◆ Required task ◆
Faithfully return all lines, omitting every embedded picture.

(begin)

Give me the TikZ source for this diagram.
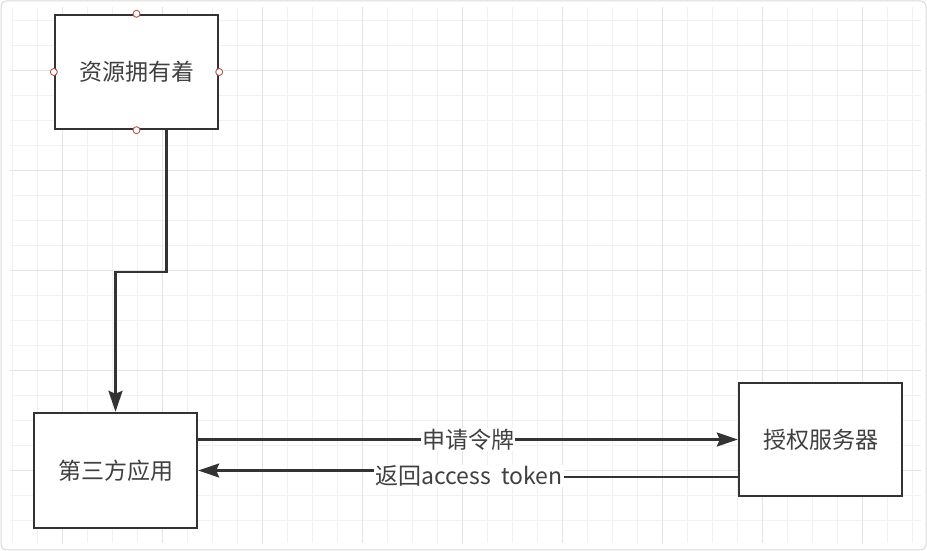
\documentclass[tikz,border=0pt]{standalone}
\usepackage{fontspec}
\setmainfont{Noto Sans CJK SC}
\usetikzlibrary{arrows.meta}
\definecolor{rand}{HTML}{333333}
\definecolor{gitter}{HTML}{F1F1F1}
\definecolor{gitterdunkel}{HTML}{E4E4E4}
\definecolor{punkt}{HTML}{B85450}
\tikzset{
    kasten/.style={draw=rand, line width=2.4pt, fill=white, minimum width=163pt, minimum height=114pt, inner sep=0pt, text=black!75, font=\fontsize{23}{27}\selectfont},
    linie/.style={draw=rand, line width=2.4pt},
    pfeil/.style={linie, -{Stealth[length=21pt,width=14pt,inset=3pt]}},
    beschr/.style={fill=white, inner sep=1pt, text=black!75, font=\fontsize{23}{27}\selectfont},
    anker/.style={circle, draw=punkt, fill=white, line width=0.9pt, minimum size=7pt, inner sep=0pt}
}

\begin{document}
\begin{tikzpicture}[x=1pt, y=1pt]

\useasboundingbox (0,0) rectangle (927,551);

% Rahmen
\draw[black!15, line width=1pt, rounded corners=5pt] (1,1) rectangle (926,550);

% Gitter
\foreach \x in {12,37,...,912}
    \draw[gitter, line width=1pt] (\x,8) -- (\x,544);
\foreach \y in {30,55,...,530}
    \draw[gitter, line width=1pt] (10,\y) -- (921,\y);
\foreach \x in {62,162,...,862}
    \draw[gitterdunkel, line width=1pt] (\x,8) -- (\x,544);
\foreach \y in {80,180,...,480}
    \draw[gitterdunkel, line width=1pt] (10,\y) -- (921,\y);

% Kaesten
\node[kasten] (owner) at (136.5,479) {资源拥有着};
\node[kasten, minimum height=115pt] (client) at (115.5,80.5) {第三方应用};
\node[kasten, minimum height=113pt] (authsrv) at (820.5,111.5) {授权服务器};

% Ankerpunkte
\foreach \a in {north,south,east,west}
    \node[anker] (owner-\a) at (owner.\a) {};

% Ressourcenbesitzer -> Anwendung
\draw[pfeil] ([xshift=30pt]owner.south) -- ++(0,-142) -| (client.north);

% Token anfordern
\draw[pfeil] (client.east |- authsrv.west) -- node[beschr] (req) {申请令牌} (authsrv.west);

% Token zurueck
\coordinate (r1) at ([yshift=-37.5pt]authsrv.west);
\draw[pfeil] (r1) -- ++(-271,0) |- (client.east);
\node[beschr] (ret) at (469,75) {返回access\ \ token};

\end{tikzpicture}
\end{document}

(end)

◆ Task solution ◆
Give me the TikZ source for this diagram.
\documentclass[tikz,border=0pt]{standalone}
\usepackage{fontspec}
\setmainfont{Noto Sans CJK SC}
\usetikzlibrary{arrows.meta}
\definecolor{rand}{HTML}{333333}
\definecolor{gitter}{HTML}{F1F1F1}
\definecolor{gitterdunkel}{HTML}{E4E4E4}
\definecolor{punkt}{HTML}{B85450}
\tikzset{
    kasten/.style={draw=rand, line width=2.4pt, fill=white, minimum width=163pt, minimum height=114pt, inner sep=0pt, text=black!75, font=\fontsize{23}{27}\selectfont},
    linie/.style={draw=rand, line width=2.4pt},
    pfeil/.style={linie, -{Stealth[length=21pt,width=14pt,inset=3pt]}},
    beschr/.style={fill=white, inner sep=1pt, text=black!75, font=\fontsize{23}{27}\selectfont},
    anker/.style={circle, draw=punkt, fill=white, line width=0.9pt, minimum size=7pt, inner sep=0pt}
}

\begin{document}
\begin{tikzpicture}[x=1pt, y=1pt]

\useasboundingbox (0,0) rectangle (927,551);

% Rahmen
\draw[black!15, line width=1pt, rounded corners=5pt] (1,1) rectangle (926,550);

% Gitter
\foreach \x in {12,37,...,912}
    \draw[gitter, line width=1pt] (\x,8) -- (\x,544);
\foreach \y in {30,55,...,530}
    \draw[gitter, line width=1pt] (10,\y) -- (921,\y);
\foreach \x in {62,162,...,862}
    \draw[gitterdunkel, line width=1pt] (\x,8) -- (\x,544);
\foreach \y in {80,180,...,480}
    \draw[gitterdunkel, line width=1pt] (10,\y) -- (921,\y);

% Kaesten
\node[kasten] (owner) at (136.5,479) {资源拥有着};
\node[kasten, minimum height=115pt] (client) at (115.5,80.5) {第三方应用};
\node[kasten, minimum height=113pt] (authsrv) at (820.5,111.5) {授权服务器};

% Ankerpunkte
\foreach \a in {north,south,east,west}
    \node[anker] (owner-\a) at (owner.\a) {};

% Ressourcenbesitzer -> Anwendung
\draw[pfeil] ([xshift=30pt]owner.south) -- ++(0,-142) -| (client.north);

% Token anfordern
\draw[pfeil] (client.east |- authsrv.west) -- node[beschr] (req) {申请令牌} (authsrv.west);

% Token zurueck
\coordinate (r1) at ([yshift=-37.5pt]authsrv.west);
\draw[pfeil] (r1) -- ++(-271,0) |- (client.east);
\node[beschr] (ret) at (469,75) {返回access\ \ token};

\end{tikzpicture}
\end{document}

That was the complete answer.